Angle Between the Lines Represented by the Homogeneous Second Degree Equation

In previous tutorials, we saw that the equation of the form $a{x^2} + 2hxy + b{y^2} = 0$ is called the second degree homogeneous equation. And we know that the second degree homogeneous equation represents the pair of straight lines passing through the origin.

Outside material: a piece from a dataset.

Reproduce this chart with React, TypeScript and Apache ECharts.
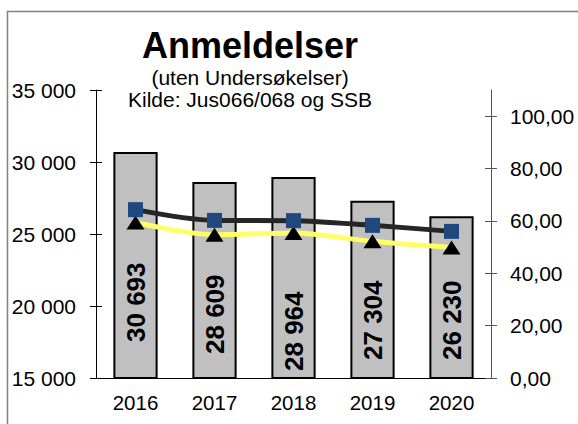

Now the angle $\theta$ between the lines represented by the homogeneous second degree equation as $a{x^2} + 2hxy + b{y^2} = 0$ is given as
$\tan \theta = \frac{{2\sqrt {{h^2} – ab} }}{{a + b}}$

The second degree homogeneous equation is given as
$a{x^2} + 2hxy + b{y^2} = 0\,\,\,\,{\text{ – – – }}\left( {\text{i}} \right)$

This equation (i) can be rewritten in the form
$b{y^2} + 2hxy + a{x^2} = 0\,\,\,\,{\text{ – – – }}\left( {{\text{ii}}} \right)$

Considering the above equation (ii) as a quadratic equation in terms of $y$ and using the quadratic formula to solve this equation, we have
$\begin{gathered} y = \frac{{ – 2hx \pm \sqrt {{{\left( {2hx} \right)}^2} – 4\left( b \right)\left( {a{x^2}} \right)} }}{{2\left( b \right)}} \\ \Rightarrow y = \frac{{2x\left( { – h \pm \sqrt {{h^2} – ab} } \right)}}{{2b}} \\ \Rightarrow y = \left( {\frac{{ – h \pm \sqrt {{h^2} – ab} }}{b}} \right)x\,\,\,{\text{ – – – }}\left( {{\text{iii}}} \right) \\ \end{gathered}$

Let ${m_1} = \frac{{ – h + \sqrt {{h^2} – ab} }}{b}$ and ${m_2} = \frac{{ – h – \sqrt {{h^2} – ab} }}{b}$

Making these substitutions, equations (iii) are $y = {m_1}x$ and $y = {m_2}x$ which is the pair of lines represented by the given homogeneous second degree equation.

Now
$\begin{gathered} {m_1} + {m_2} = \frac{{ – h + \sqrt {{h^2} – ab} }}{b} + \frac{{ – h – \sqrt {{h^2} – ab} }}{b} \\ \Rightarrow {m_1} + {m_2} = \frac{{ – h + \sqrt {{h^2} – ab} – h – \sqrt {{h^2} – ab} }}{b} = \frac{{ – 2h}}{b} \\ \end{gathered}$

Also

$\begin{gathered} {m_1}{m_2} = \left( {\frac{{ – h + \sqrt {{h^2} – ab} }}{b}} \right)\left( {\frac{{ – h – \sqrt {{h^2} – ab} }}{b}} \right) \\ {m_1}{m_2} = \frac{{{{\left( { – h} \right)}^2} – {{\left( {\sqrt {{h^2} – ab} } \right)}^2}}}{{{b^2}}} = \frac{a}{b} \\ \end{gathered}$

Since $\theta$ is the angle between the lines, then
$\tan \theta = \frac{{{m_2} – {m_1}}}{{1 + {m_1}{m_2}}} = \frac{{\sqrt {{{\left( {{m_1} – {m_2}} \right)}^2}} }}{{1 + {m_1}{m_2}}} = \frac{{\sqrt {{{\left( {{m_1} + {m_2}} \right)}^2} – 4{m_1}{m_2}} }}{{1 + {m_1}{m_2}}}$

Using the values of ${m_1}$ and ${m_2}$ in the above equation, we have
$\begin{gathered} \tan \theta = \frac{{\sqrt {{{\left( { – \frac{{2h}}{b}} \right)}^2} – 4\left( {\frac{a}{b}} \right)} }}{{1 + \left( {\frac{a}{b}} \right)}} \\ \Rightarrow \tan \theta = \frac{{2\sqrt {{h^2} – ab} }}{{a + b}} \\ \end{gathered}$

This completes the proof for an angle between the pair of straight lines.

(i) If the lines are parallel, then $\theta = 0$. So putting this value in the above equation, we have
${h^2} – ab = 0$

(ii) If the lines are perpendicular, then $\theta = {90^ \circ }$. So putting this value in the above equation, we have
$a + b = 0$

This is the condition for two lines to be perpendicular to each other.